Que va-t-il donc se produire à la fin des temps quand Jésus viendra juger les vivants et les morts, comme nous le disons dans le Credo ? Cela est écrit noir sur blanc dans l’évangile ! Mettons de côté ce petit tableau comptable où nous avons mentionné seulement le compte des messescélébrées ou vécues, d’heures de prières, des pèlerinages, des confessions, louanges et adorations, des rosaires…. Tout cela est bien, mais Jésus nous rappelle que cela est insuffisant. Le Roi de l’Univers et Juge nous demandera si pendant notre vie, nous l’avons reconnu dans le pauvre, le faible, la personne fragile, la personne âgée abandonnée dans une maison de retraite ou dans son appartement, le parent insupportable, l’étranger qui, de surcroit, n’est pas de votre religion… Oui, vous l’avez bien compris : le jugement dernier se fera sur les gestes d’amour posés ou pas au cours de notre pèlerinage sur terre.

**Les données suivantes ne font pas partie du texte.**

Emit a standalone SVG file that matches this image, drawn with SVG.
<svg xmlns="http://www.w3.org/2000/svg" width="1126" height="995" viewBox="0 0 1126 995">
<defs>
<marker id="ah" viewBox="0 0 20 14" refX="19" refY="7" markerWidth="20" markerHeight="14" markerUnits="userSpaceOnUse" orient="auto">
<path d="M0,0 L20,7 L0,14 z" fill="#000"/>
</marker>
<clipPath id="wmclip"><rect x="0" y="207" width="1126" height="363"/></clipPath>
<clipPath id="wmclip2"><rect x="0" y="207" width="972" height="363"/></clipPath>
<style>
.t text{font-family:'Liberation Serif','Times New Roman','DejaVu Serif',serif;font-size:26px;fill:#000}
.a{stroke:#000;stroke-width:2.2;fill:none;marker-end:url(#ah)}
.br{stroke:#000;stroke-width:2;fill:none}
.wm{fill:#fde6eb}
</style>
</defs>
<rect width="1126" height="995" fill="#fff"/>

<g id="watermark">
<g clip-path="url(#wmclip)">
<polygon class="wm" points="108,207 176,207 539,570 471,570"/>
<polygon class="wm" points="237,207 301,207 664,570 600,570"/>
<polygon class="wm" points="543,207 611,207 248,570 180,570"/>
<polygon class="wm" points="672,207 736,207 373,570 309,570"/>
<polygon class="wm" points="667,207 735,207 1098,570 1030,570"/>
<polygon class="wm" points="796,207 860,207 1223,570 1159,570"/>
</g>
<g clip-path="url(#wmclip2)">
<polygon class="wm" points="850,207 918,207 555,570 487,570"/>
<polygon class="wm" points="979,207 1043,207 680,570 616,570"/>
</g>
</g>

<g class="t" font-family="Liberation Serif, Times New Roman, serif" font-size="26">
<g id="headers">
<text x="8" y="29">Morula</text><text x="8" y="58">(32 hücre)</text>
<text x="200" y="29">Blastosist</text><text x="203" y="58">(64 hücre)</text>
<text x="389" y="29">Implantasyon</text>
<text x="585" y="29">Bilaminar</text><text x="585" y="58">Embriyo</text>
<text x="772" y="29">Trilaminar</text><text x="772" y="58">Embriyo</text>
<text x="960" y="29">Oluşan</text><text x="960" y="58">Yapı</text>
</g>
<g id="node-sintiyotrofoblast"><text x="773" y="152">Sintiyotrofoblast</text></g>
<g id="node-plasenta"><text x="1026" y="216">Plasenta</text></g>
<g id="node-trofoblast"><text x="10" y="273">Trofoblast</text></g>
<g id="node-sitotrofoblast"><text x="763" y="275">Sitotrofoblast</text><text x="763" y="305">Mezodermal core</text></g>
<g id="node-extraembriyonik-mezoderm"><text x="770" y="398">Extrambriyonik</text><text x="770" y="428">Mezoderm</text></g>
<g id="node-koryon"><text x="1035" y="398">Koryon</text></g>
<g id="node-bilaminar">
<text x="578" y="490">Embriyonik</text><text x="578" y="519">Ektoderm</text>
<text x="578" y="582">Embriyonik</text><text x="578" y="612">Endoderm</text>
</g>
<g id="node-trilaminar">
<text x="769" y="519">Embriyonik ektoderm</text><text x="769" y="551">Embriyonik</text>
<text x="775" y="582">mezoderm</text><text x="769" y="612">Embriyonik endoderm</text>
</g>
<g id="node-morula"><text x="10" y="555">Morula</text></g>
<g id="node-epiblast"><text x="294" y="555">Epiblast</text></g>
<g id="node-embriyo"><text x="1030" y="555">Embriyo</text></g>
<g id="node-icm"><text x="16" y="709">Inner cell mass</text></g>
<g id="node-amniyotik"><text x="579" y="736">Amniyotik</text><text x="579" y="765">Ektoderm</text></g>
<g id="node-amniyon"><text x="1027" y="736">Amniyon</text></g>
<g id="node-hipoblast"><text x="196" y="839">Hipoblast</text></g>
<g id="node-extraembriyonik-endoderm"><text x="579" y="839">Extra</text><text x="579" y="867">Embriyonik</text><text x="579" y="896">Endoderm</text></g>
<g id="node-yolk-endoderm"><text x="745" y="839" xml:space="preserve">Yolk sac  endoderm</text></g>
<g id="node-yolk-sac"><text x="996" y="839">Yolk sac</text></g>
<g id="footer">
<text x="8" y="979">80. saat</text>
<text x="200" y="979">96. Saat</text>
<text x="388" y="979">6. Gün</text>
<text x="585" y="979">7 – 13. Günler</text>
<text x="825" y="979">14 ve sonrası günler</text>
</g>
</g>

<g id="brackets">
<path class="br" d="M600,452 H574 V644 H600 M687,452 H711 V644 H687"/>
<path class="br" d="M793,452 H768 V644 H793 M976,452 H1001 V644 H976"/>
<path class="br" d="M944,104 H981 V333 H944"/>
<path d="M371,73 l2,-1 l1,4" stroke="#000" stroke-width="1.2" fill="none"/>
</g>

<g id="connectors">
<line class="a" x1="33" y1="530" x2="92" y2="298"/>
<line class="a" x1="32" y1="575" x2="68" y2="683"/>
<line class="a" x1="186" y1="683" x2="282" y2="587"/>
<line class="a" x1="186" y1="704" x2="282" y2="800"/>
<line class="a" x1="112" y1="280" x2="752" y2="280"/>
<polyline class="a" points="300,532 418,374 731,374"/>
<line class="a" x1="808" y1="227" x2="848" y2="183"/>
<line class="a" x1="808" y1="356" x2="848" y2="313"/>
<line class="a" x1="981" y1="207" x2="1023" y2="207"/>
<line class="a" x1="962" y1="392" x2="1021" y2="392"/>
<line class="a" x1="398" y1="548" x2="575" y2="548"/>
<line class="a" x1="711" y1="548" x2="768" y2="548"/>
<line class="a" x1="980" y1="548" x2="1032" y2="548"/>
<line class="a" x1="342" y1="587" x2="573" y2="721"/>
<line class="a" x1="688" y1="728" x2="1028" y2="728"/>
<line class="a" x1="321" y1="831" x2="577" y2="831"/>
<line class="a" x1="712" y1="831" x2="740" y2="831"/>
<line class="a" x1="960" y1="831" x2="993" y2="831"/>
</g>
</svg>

La foi chrétienne est concrète et transforme notre vie. Il ne s’agit plus des paroles et des concepts, des grands discours théologiques, doctrinaux et spirituels. La prière véritable contamine et irrigue notre vie. Elle nous convertit en nous incitant à faire le bien autour de nous. La célébration eucharistique ne s’arrête pas à la sortie de l’église, mais elle se poursuit par le témoignage concret d’une vie donnée qui glorifie Jésus dans le quotidien avec la famille, les voisins, les collègues de travail, les membres de la communauté… Alors, oui, la prière, l’eucharistie, la confession, le rosaire, les pèlerinages, le jeûne, … sont des instruments de communion avec Jésus et avec nos frères et sœurs. Leur finalité est de faire de notre vie un lieu et un témoignage concret de foi. Si nous savons porter notre foi de l’intérieur d’une église à la vie dans la société, de l’intérieur à l’extérieur du cœur, du lointain au plus près en reconnaissant le visage de Jésus contemplé et adoré dans l’eucharistie dans les visages de nos frères et sœurs en humanité, alors, oui nous serons sauvés !
La royauté du Christ, Roi de l’Univers se manifeste dans nos gestes concrets à travers lesquels nous le construisons déjà ici et maintenant, en vivant notre vocation de baptisé car, à travers le baptême, nous partageons la dignité royale du Christ, serviteur et aimant. La royauté du Christ grandit chaque fois que nous savons aimer nos frères en étant des miroirs d’amour de Dieu et témoins crédibles de sa compassion pour nos frères et sœurs. Que cette eucharistie nous aide à avoir une foi concrète et aimante. Amen.